The Airborne Scanning Microwave Limb Sounder (A-SMLS) makes wide-swath vertical profile observations of the composition
of the upper troposphere and lower stratosphere (the atmospheric region from ~10–20km altitude). A-SMLS measurements are
well suited to studies of convective outflow, long-range pollution transport, and exchange of air between the
troposphere and stratosphere. These atmospheric processes have strong impacts on climate and air quality but are
currently incompletely understood. Improved understanding of these issues is one of the main goals of NASA’s atmospheric
composition Earth science focus area. A-SMLS airborne observations reflect the priority spaceborne “Ozone and Trace Gas”
observables identified in the recent Decadal Survey.
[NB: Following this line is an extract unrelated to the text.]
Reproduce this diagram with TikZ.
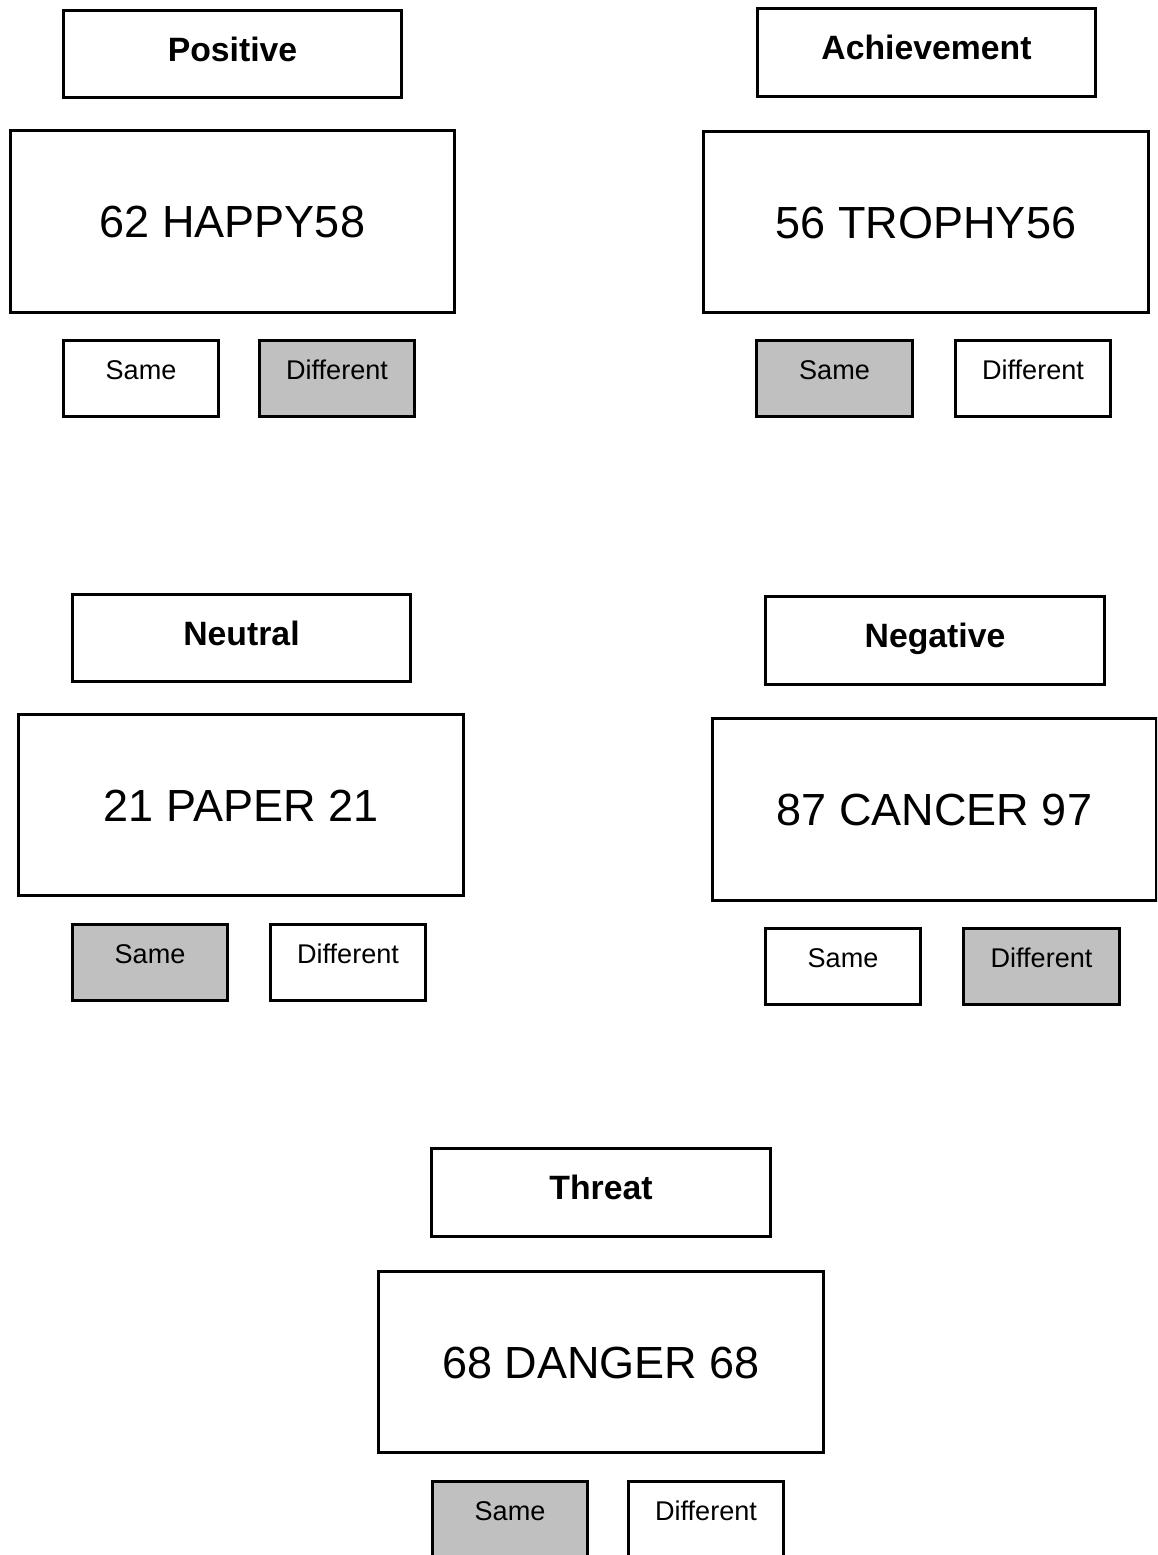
\documentclass[tikz,border=0pt]{standalone}
\usepackage{fontspec}
\setmainfont{Liberation Sans}
\usetikzlibrary{positioning}
\definecolor{answergray}{RGB}{192,192,192}
\newcommand{\boxline}{.85pt}

\begin{document}
\begin{tikzpicture}[x=.01cm,y=-.01cm,
    cat/.style={draw, line width=\boxline, minimum width=3.38cm, minimum height=.87cm, inner sep=0pt,
      font=\fontsize{9.6}{11}\selectfont\bfseries, text height=6.9pt, text depth=2.8pt},
    word/.style={draw, line width=\boxline, minimum width=4.44cm, minimum height=1.81cm, inner sep=0pt,
      font=\fontsize{12.8}{15}\selectfont, text height=9.2pt, text depth=0pt},
    resp/.style={draw, line width=\boxline, minimum width=1.55cm, minimum height=.76cm, inner sep=0pt,
      font=\fontsize{7.7}{9}\selectfont, text height=5.5pt, text depth=5.1pt},
    chosen/.style={resp, fill=answergray}]
      \useasboundingbox (0,0) rectangle (1157,1555);
      \clip (0,0) rectangle (1157,1555);

      % positive
      \node (pos) at (232.5,54) [cat] {Positive};
      \node (poswd) at (232.5,221.5) [word] {62 HAPPY58};
      \node (possm) at (141,378.5) [resp] {Same};
      \node (posdf) at (337,378.5) [chosen] {Different};

      % achievement
      \node (ach) at (926.5,52.5) [cat] {Achievement};
      \node (achwd) at (926,222) [word] {56 TROPHY56};
      \node (achsm) at (834.5,378.5) [chosen] {Same};
      \node (achdf) at (1033,378.5) [resp] {Different};

      % neutral
      \node (neu) at (241.5,638) [cat] {Neutral};
      \node (neuwd) at (241,805) [word] {21 PAPER 21};
      \node (neusm) at (150,962.5) [chosen] {Same};
      \node (neudf) at (348,962.5) [resp] {Different};

      % negative
      \node (neg) at (935,640.5) [cat] {Negative};
      \node (negwd) at (934.5,809.5) [word] {87 CANCER 97};
      \node (negsm) at (843,966.5) [resp] {Same};
      \node (negdf) at (1041.5,966.5) [chosen] {Different};

      % threat
      \node (thr) at (601,1192.5) [cat] {Threat};
      \node (thrwd) at (601,1362) [word] {68 DANGER 68};
      \node (thrsm) at (510,1519.5) [chosen] {Same};
      \node (thrdf) at (706,1519.5) [resp] {Different};
\end{tikzpicture}
\end{document}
A-SMLS was initially developed and flown on the WB-57 under the NASA Instrument Incubator Program (IIP), following
which, it was adapted to the ER-2 platform. Subsequent work, funded under an additional IIP, has upgraded the receivers
to ones that require cooling to only 70K rather than the previously needed 4K, and to use newer technology digital
spectrometers. Test flights for A-SMLS in this new configuration are planned, but further work, proposed here, is needed
to make the instrument fully “campaign ready”.
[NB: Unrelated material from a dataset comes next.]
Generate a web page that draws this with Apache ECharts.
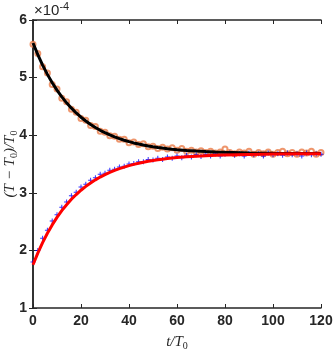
<!DOCTYPE html>
<html>
<head>
<meta charset="utf-8">
<script src="https://cdn.jsdelivr.net/npm/echarts@6/dist/echarts.min.js"></script>
<style>
  html, body { margin: 0; padding: 0; background: #fff; }
  #main { width: 333px; height: 350px; }
</style>
</head>
<body>
<div id="main"></div>
<script>
// sample times (t/T0)
const sampleT = [0,2,4,6,8,10,12,14,16,18,20,22,24,26,28,30,32,34,36,38,40,42,44,46,48,50,52,54,56,58,60,
  62,64,66,68,70,72,74,76,78,80,82,84,86,88,90,92,94,96,98,100,102,104,106,108,110,112,114,116,118,120];
// cooling data, units of 1e-4 (orange circles)
const coolData = [5.58,5.42,5.19,5.08,4.88,4.80,4.64,4.58,4.45,4.40,4.29,4.26,4.17,4.15,4.07,4.05,3.99,3.98,3.93,3.93,3.87,
  3.88,3.84,3.85,3.80,3.81,3.77,3.79,3.76,3.78,3.74,3.77,3.72,3.74,3.71,3.73,3.70,3.72,3.69,3.71,3.76,
  3.70,3.68,3.71,3.69,3.72,3.67,3.70,3.68,3.71,3.67,3.70,3.72,3.68,3.70,3.67,3.71,3.69,3.72,3.67,3.70];
// heating data, units of 1e-4 (blue plus)
const heatData = [1.80,2.00,2.21,2.35,2.51,2.62,2.75,2.84,2.95,3.01,3.10,3.15,3.22,3.26,3.32,3.34,3.39,3.41,3.45,3.46,3.50,
  3.51,3.54,3.54,3.58,3.57,3.60,3.58,3.62,3.60,3.64,3.61,3.65,3.62,3.66,3.63,3.67,3.64,3.68,3.64,3.67,
  3.69,3.65,3.68,3.64,3.69,3.66,3.68,3.64,3.69,3.66,3.68,3.65,3.69,3.66,3.68,3.64,3.69,3.66,3.68,3.67];
// fitted curves
const fitT = [0,2,4,6,8,10,12,14,16,18,20,22,24,26,28,30,32,34,36,38,40,42,44,46,48,50,52,54,56,58,60,64,68,72,76,80,90,100,110,120];
const coolFit = [5.600,5.398,5.217,5.056,4.911,4.782,4.666,4.562,4.469,4.386,4.312,4.246,4.186,4.133,4.085,4.043,4.004,3.970,3.940,3.913,
  3.888,3.866,3.847,3.829,3.813,3.799,3.787,3.776,3.766,3.757,3.749,3.735,3.724,3.715,3.708,3.702,3.693,3.687,3.684,3.682];
const heatFit = [1.750,1.953,2.135,2.298,2.443,2.573,2.690,2.793,2.887,2.970,3.045,3.111,3.171,3.225,3.273,3.315,3.354,3.388,3.419,3.446,
  3.471,3.493,3.512,3.531,3.546,3.560,3.572,3.584,3.594,3.603,3.611,3.625,3.635,3.644,3.652,3.658,3.667,3.673,3.676,3.678];

const pair = (xs, ys) => xs.map((x, i) => [x, ys[i]]);
const axisColor = '#262626';
const plusPath = 'path://M4,0H6V4H10V6H6V10H4V6H0V4H4Z';

const chart = echarts.init(document.getElementById('main'));
const xBase = {
  type: 'value', min: 0, max: 120, interval: 20,
  axisLine: { lineStyle: { color: axisColor, width: 1.5 } },
  axisTick: { inside: true, length: 4, lineStyle: { color: axisColor } },
  splitLine: { show: false }
};
const yBase = {
  type: 'value', min: 1, max: 6, interval: 1,
  axisLine: { show: true, lineStyle: { color: axisColor, width: 1.5 } },
  axisTick: { show: true, inside: true, length: 4, lineStyle: { color: axisColor } },
  splitLine: { show: false }
};
const labelStyle = { color: axisColor, fontSize: 14, fontWeight: 'bold', fontFamily: 'Liberation Sans, Arial' };
const nameRich = {
  it: { fontFamily: 'Liberation Serif', fontStyle: 'italic', fontSize: 15, color: axisColor },
  sub: { fontFamily: 'Liberation Serif', fontSize: 10, color: axisColor, padding: [8, 0, 0, 0] }
};
const graphicRich = {
  it: { fontFamily: 'Liberation Serif', fontStyle: 'italic', fontSize: 15, fill: axisColor },
  sub: { fontFamily: 'Liberation Serif', fontSize: 10, fill: axisColor, padding: [8, 0, 0, 0] }
};

chart.setOption({
  animation: false,
  grid: { left: 33, right: 12, top: 20, bottom: 42, outerBoundsMode: 'none', containLabel: false },
  xAxis: [
    Object.assign({}, xBase, {
      position: 'bottom',
      axisLabel: Object.assign({ margin: 6 }, labelStyle),
      name: '{it|t/T}{sub|0}', nameLocation: 'middle', nameGap: 25, nameMoveOverlap: false,
      nameTextStyle: { rich: nameRich }
    }),
    Object.assign({}, xBase, { position: 'top', axisLabel: { show: false } })
  ],
  yAxis: [
    Object.assign({}, yBase, {
      position: 'left',
      axisLabel: Object.assign({ margin: 6 }, labelStyle)
    }),
    Object.assign({}, yBase, { position: 'right', axisLabel: { show: false } })
  ],
  graphic: [
    {
      type: 'text', left: 34, top: 1,
      style: {
        text: '×10{sup|-4}',
        rich: { sup: { fontSize: 11, padding: [0, 0, 8, 0], fill: axisColor, fontFamily: 'Liberation Sans' } },
        fontSize: 15, fill: axisColor, fontFamily: 'Liberation Sans'
      }
    },
    {
      type: 'text', x: 10, y: 164, rotation: Math.PI / 2,
      style: {
        text: '{it|(T − T}{sub|0}{it|)/T}{sub|0}',
        rich: graphicRich, align: 'center', verticalAlign: 'middle'
      }
    }
  ],
  series: [
    {
      type: 'scatter', data: pair(sampleT, coolData),
      symbol: 'emptyCircle', symbolSize: 5,
      itemStyle: { color: '#EA7C48', borderWidth: 1 }
    },
    {
      type: 'scatter', data: pair(sampleT, heatData),
      symbol: plusPath, symbolSize: 5,
      itemStyle: { color: '#0000FF' }
    },
    {
      type: 'line', data: pair(fitT, coolFit), showSymbol: false,
      lineStyle: { color: '#000000', width: 3 }
    },
    {
      type: 'line', data: pair(fitT, heatFit), showSymbol: false,
      lineStyle: { color: '#FF0000', width: 3 }
    }
  ]
});
</script>
</body>
</html>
A-SMLS observes a ~300km-wide swath ~300km ahead of the aircraft in a 2D raster scan (azimuth and elevation), with
~10x10km horizontal sampling (across and along-track). As typically configured, A-SMLS measures water vapor, ozone, and
carbon monoxide. Retuning of the instrument (including in flight) can provide measurements of other species (including
N2O, HCN, CH3CN, H2CO, and others).

The instrument would be a particularly valuable addition to multi-aircraft campaigns. The broad swath A-SMLS
observations from the ER-2 could be used in near-real-time to help guide lower altitude aircraft carrying in situ
sensors to regions of interest.

As part of NASA's Airborne Instrument Technology Transition (AITT) program, the instrument is currently being updated to
help cement its suitability for campaign-mode operations, specifically, this involves:

- Addition of a liquid cooling loop to transfer waste heat from the existing ~70K cryocooler to the outer skin of the
ER-2 wing pod.

- Development of an “intelligent scan” system that accounts for aircraft orientation etc. when performing the 2D
raster limb scan on the atmosphere.

- Completion of a thorough ground-based instrument calibration.

- Development of an on-board radiance compression scheme that will enable key data to be transferred to the ground for
use in real-time flight planning as described above.

- Updates to the analysis algorithms software used for Aura MLS, enabling their application to A-SMLS observations.